## TASK DIRECTIONS:
Extract the opening line of the entries and every line after it, stopping at and including the line that contains "string; values: number[];". Do not include pictures.

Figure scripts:
# # # # #

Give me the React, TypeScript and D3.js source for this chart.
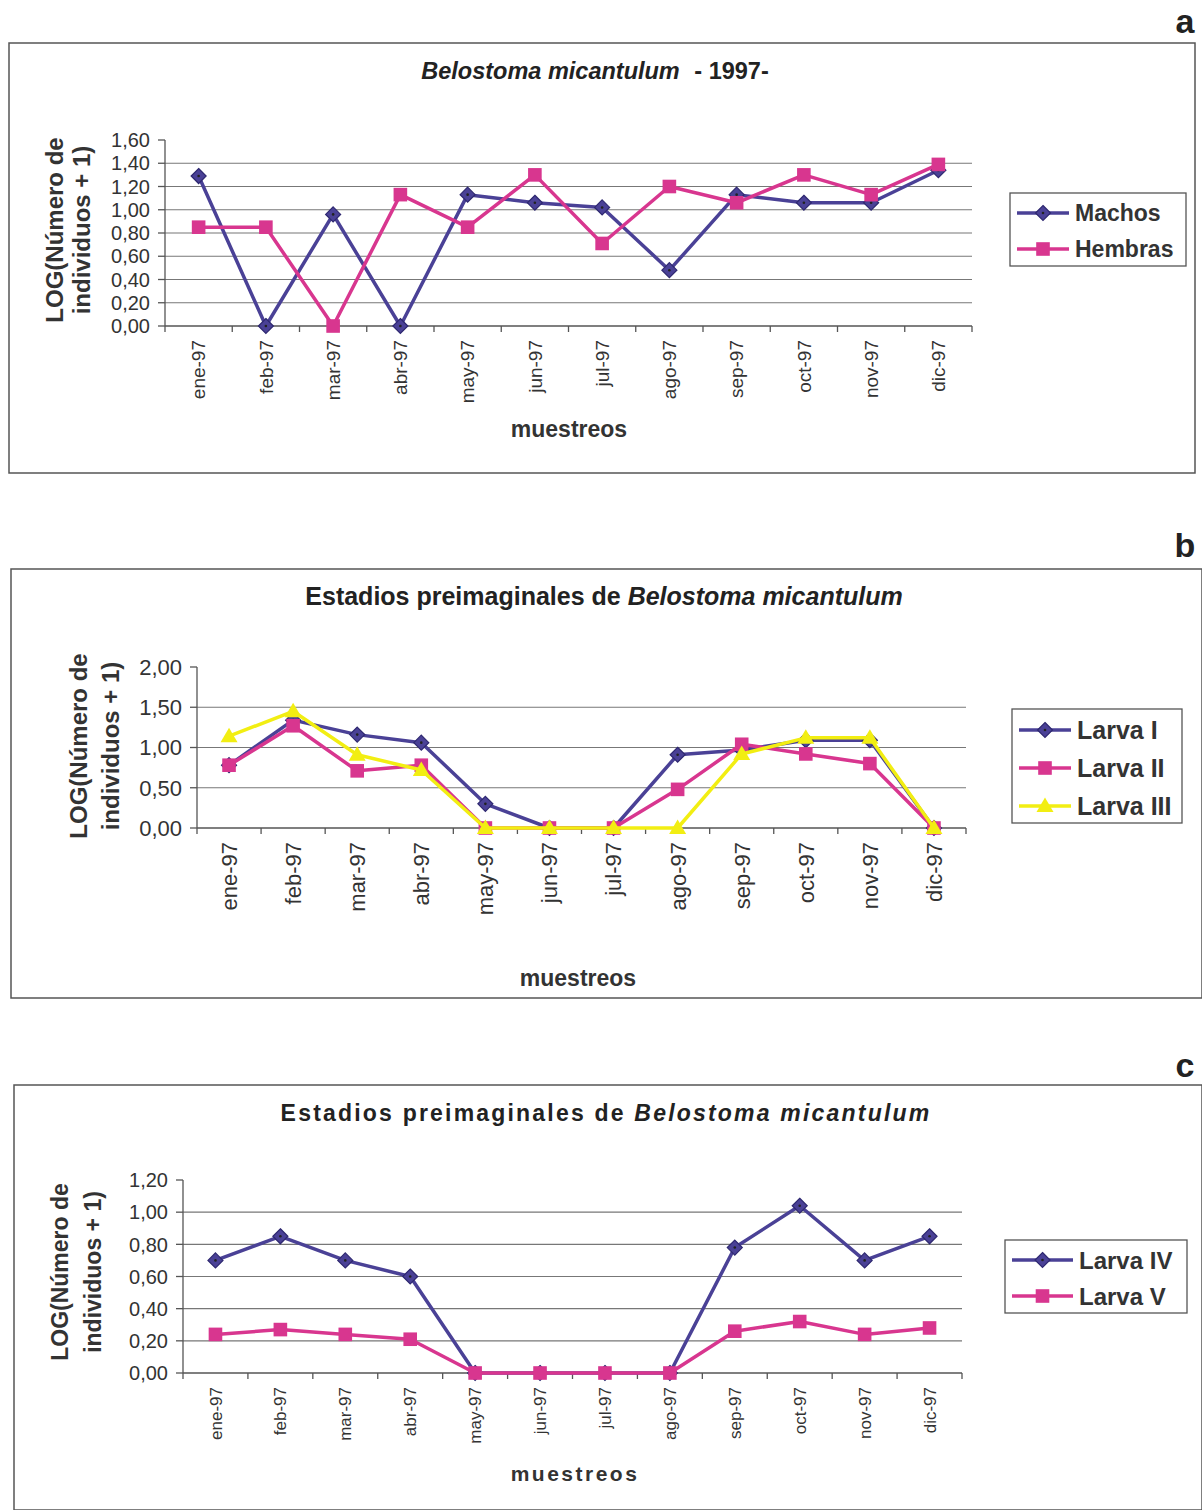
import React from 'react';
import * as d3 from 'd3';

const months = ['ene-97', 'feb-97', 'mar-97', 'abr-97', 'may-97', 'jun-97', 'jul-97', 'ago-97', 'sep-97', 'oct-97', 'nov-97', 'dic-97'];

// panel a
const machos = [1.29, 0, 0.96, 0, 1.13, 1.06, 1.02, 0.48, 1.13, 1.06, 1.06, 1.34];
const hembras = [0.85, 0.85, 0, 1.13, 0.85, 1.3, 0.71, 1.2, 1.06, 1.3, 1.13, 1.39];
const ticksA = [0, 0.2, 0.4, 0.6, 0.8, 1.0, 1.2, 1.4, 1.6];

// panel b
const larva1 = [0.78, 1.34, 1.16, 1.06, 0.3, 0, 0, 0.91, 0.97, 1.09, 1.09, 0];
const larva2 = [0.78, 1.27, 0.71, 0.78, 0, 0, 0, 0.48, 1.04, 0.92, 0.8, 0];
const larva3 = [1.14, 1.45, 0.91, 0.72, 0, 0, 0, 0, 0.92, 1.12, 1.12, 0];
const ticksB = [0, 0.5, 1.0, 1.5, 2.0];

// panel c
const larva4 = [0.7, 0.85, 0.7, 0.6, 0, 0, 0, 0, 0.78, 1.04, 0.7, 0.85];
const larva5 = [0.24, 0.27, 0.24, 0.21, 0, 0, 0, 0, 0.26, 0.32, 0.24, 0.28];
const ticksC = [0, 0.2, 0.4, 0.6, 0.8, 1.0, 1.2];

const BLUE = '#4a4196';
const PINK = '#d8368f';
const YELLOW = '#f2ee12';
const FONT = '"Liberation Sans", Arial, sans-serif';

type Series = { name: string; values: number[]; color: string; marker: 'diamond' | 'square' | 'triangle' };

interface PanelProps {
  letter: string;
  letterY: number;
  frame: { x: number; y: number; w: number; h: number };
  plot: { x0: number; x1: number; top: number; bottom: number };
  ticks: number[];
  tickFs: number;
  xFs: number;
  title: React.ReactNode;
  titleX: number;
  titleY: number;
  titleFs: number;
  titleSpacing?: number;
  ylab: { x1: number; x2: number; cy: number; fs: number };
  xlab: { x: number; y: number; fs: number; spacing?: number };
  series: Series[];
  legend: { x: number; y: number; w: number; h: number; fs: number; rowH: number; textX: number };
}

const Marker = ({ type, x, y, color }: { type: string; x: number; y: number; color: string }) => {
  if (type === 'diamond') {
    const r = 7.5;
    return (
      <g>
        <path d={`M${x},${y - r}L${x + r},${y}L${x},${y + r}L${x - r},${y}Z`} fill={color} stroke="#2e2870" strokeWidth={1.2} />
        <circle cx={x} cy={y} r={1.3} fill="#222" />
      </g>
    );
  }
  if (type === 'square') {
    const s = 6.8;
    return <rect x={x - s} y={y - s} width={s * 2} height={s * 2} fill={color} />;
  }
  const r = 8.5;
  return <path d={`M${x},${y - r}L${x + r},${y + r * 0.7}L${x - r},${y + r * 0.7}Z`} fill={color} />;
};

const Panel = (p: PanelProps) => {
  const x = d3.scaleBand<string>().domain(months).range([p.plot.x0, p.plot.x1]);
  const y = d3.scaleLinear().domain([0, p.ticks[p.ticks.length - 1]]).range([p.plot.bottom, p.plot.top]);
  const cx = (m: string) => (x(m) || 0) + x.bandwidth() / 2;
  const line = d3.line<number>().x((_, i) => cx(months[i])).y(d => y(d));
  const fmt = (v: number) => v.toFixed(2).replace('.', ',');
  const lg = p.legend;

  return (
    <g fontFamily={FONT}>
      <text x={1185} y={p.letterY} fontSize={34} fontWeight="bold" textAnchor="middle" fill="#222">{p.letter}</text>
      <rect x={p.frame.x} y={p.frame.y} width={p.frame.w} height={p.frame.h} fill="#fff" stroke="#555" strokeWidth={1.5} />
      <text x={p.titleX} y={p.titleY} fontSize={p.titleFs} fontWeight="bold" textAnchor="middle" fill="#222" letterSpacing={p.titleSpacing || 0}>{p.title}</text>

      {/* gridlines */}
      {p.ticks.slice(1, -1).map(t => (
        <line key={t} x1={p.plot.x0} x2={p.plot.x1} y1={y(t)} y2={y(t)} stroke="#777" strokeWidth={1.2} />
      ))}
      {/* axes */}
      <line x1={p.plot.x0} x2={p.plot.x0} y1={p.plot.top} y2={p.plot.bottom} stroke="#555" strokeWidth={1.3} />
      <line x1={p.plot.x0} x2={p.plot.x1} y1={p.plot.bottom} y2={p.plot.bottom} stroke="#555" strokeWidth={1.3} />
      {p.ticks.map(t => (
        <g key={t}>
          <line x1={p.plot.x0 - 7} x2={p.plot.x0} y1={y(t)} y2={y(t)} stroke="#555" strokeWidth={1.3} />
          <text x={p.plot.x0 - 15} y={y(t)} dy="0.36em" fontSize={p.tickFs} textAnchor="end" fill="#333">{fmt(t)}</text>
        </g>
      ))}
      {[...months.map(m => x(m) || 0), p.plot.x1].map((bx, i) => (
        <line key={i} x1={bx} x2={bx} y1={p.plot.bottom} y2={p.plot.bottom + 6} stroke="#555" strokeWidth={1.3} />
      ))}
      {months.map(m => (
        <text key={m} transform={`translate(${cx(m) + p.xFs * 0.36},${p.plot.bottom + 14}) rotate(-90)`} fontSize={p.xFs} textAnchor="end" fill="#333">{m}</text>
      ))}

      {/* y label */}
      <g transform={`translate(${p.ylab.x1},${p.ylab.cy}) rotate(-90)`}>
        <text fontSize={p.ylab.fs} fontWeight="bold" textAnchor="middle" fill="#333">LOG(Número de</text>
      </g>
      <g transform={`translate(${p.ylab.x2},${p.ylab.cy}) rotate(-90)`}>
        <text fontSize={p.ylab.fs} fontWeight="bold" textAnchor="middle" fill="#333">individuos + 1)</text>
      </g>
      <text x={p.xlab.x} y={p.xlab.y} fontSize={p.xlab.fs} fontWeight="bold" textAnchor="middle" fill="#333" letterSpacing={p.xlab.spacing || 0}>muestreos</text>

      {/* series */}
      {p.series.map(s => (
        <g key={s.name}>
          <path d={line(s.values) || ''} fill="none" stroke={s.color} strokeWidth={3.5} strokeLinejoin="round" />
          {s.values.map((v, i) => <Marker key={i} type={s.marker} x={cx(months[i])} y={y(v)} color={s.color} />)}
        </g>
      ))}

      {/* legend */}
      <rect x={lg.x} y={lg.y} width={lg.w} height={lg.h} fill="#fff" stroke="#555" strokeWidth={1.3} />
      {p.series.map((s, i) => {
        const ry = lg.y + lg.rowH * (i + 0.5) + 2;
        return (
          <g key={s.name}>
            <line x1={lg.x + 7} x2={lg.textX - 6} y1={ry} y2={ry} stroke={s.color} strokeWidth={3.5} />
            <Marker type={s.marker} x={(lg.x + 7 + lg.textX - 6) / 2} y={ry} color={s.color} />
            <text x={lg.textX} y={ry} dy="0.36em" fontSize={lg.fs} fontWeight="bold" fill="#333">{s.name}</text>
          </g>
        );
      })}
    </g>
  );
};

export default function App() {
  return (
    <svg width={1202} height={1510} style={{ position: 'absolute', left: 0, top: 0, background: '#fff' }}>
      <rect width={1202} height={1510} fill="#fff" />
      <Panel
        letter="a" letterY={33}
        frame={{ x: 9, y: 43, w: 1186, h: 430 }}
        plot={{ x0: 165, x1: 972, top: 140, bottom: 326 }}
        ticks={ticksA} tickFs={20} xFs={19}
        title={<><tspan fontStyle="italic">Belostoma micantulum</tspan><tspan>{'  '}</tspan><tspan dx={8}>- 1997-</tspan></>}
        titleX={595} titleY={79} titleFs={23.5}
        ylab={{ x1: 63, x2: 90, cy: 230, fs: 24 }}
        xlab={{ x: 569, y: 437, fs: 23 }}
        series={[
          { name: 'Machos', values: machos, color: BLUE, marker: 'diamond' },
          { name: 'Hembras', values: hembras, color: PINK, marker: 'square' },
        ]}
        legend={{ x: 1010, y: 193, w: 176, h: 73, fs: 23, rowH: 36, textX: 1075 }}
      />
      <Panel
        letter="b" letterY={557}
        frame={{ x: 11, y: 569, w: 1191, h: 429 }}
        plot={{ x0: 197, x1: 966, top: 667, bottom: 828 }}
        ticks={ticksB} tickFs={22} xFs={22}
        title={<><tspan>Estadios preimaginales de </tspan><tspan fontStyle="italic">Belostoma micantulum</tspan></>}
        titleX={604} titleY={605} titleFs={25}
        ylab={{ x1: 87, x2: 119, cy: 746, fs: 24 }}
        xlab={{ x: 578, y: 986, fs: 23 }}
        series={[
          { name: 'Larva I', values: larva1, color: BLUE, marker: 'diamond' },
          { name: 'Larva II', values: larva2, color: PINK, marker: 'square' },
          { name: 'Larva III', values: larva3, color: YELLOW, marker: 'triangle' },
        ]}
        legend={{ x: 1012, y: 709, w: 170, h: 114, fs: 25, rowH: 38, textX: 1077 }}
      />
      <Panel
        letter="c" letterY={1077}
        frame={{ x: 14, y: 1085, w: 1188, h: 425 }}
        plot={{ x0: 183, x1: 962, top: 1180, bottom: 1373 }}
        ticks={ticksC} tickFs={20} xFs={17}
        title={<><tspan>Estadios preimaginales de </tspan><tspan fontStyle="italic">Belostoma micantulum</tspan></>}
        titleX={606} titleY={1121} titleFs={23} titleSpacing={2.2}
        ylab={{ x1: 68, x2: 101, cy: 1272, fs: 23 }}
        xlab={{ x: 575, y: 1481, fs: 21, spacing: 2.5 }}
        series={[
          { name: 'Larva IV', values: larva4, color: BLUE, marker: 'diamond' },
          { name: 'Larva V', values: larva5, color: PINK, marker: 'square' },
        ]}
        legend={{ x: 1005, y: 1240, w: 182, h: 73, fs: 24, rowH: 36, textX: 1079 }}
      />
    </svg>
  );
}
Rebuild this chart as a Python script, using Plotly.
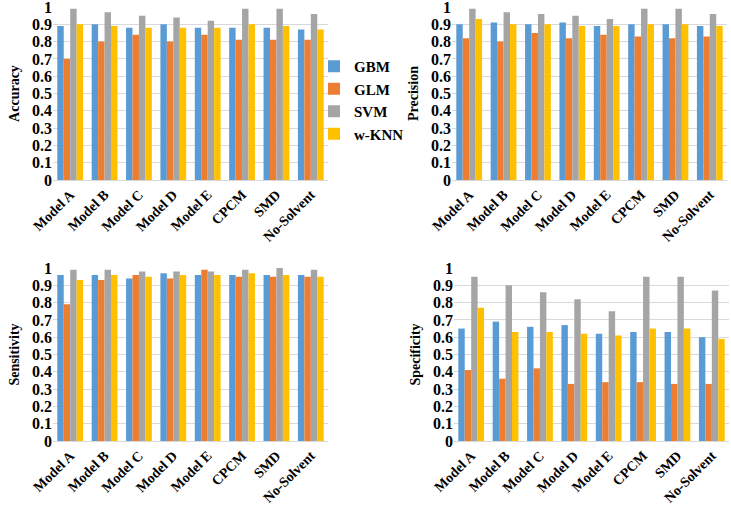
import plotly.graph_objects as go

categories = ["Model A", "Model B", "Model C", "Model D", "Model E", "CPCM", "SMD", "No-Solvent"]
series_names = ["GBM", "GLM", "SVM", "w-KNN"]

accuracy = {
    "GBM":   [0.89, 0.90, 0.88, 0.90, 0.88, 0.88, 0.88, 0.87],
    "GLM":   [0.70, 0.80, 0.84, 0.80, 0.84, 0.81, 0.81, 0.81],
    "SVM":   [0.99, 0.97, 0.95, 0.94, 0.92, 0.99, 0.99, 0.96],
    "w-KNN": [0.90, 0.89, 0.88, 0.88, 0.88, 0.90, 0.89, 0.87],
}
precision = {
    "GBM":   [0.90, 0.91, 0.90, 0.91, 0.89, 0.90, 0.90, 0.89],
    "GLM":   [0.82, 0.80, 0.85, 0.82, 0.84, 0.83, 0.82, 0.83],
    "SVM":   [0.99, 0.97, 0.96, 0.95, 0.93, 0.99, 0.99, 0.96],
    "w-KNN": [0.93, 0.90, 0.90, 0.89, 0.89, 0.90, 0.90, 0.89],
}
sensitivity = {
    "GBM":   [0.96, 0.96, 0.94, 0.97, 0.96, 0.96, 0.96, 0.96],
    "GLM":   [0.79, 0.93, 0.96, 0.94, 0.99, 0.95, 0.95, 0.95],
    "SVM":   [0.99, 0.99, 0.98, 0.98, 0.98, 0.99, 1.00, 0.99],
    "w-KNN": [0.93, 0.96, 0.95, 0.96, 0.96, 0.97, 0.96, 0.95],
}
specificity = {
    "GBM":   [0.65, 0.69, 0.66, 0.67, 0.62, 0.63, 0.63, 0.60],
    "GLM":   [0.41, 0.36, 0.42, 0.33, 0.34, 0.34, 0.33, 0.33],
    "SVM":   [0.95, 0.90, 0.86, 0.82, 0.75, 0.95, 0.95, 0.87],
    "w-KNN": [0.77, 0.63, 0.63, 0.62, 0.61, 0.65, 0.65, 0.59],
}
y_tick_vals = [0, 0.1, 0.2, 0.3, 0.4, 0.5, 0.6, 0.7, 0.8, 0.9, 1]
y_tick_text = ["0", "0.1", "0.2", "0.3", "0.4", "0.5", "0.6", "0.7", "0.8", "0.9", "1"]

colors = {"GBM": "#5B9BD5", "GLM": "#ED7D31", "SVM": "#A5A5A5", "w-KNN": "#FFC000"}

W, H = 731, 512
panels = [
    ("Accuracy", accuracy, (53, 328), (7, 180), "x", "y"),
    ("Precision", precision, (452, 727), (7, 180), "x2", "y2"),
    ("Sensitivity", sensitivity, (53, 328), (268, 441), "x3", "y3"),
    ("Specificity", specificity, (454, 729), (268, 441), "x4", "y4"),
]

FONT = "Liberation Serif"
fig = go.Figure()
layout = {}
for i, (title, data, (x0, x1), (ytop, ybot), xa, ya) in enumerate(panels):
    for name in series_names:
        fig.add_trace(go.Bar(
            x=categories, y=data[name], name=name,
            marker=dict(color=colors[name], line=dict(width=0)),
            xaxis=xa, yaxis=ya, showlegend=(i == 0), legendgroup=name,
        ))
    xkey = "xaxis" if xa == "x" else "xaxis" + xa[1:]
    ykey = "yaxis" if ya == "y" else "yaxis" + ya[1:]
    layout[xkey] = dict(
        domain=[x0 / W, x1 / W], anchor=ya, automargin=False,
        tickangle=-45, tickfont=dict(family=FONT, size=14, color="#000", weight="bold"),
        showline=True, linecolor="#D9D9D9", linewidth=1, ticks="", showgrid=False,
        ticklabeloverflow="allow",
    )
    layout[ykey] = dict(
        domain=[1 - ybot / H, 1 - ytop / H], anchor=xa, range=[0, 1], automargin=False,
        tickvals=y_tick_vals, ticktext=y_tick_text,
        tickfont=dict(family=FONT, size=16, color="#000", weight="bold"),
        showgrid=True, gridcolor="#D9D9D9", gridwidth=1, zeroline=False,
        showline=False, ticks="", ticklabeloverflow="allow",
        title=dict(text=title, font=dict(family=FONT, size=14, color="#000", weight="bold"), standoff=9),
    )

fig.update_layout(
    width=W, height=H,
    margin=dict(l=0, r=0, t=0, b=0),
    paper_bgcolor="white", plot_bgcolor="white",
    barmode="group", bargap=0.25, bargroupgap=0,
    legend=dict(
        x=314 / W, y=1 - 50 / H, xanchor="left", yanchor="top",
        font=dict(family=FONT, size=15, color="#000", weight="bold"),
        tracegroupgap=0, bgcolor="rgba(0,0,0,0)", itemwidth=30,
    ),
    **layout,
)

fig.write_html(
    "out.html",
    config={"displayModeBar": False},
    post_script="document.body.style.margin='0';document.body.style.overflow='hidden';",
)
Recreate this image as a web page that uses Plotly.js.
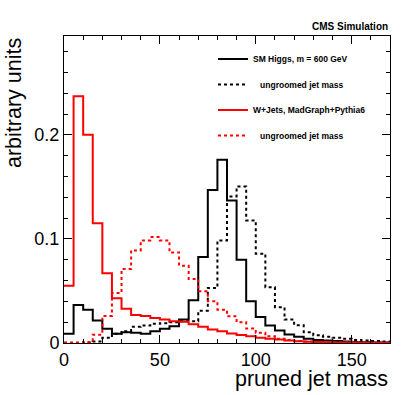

# # # # #

## FINISHED TASK:
Give me the React, TypeScript and D3.js source for this chart.
import React from 'react';
import * as d3 from 'd3';

const months = ['ene-97', 'feb-97', 'mar-97', 'abr-97', 'may-97', 'jun-97', 'jul-97', 'ago-97', 'sep-97', 'oct-97', 'nov-97', 'dic-97'];

// panel a
const machos = [1.29, 0, 0.96, 0, 1.13, 1.06, 1.02, 0.48, 1.13, 1.06, 1.06, 1.34];
const hembras = [0.85, 0.85, 0, 1.13, 0.85, 1.3, 0.71, 1.2, 1.06, 1.3, 1.13, 1.39];
const ticksA = [0, 0.2, 0.4, 0.6, 0.8, 1.0, 1.2, 1.4, 1.6];

// panel b
const larva1 = [0.78, 1.34, 1.16, 1.06, 0.3, 0, 0, 0.91, 0.97, 1.09, 1.09, 0];
const larva2 = [0.78, 1.27, 0.71, 0.78, 0, 0, 0, 0.48, 1.04, 0.92, 0.8, 0];
const larva3 = [1.14, 1.45, 0.91, 0.72, 0, 0, 0, 0, 0.92, 1.12, 1.12, 0];
const ticksB = [0, 0.5, 1.0, 1.5, 2.0];

// panel c
const larva4 = [0.7, 0.85, 0.7, 0.6, 0, 0, 0, 0, 0.78, 1.04, 0.7, 0.85];
const larva5 = [0.24, 0.27, 0.24, 0.21, 0, 0, 0, 0, 0.26, 0.32, 0.24, 0.28];
const ticksC = [0, 0.2, 0.4, 0.6, 0.8, 1.0, 1.2];

const BLUE = '#4a4196';
const PINK = '#d8368f';
const YELLOW = '#f2ee12';
const FONT = '"Liberation Sans", Arial, sans-serif';

type Series = { name: string; values: number[]; color: string; marker: 'diamond' | 'square' | 'triangle' };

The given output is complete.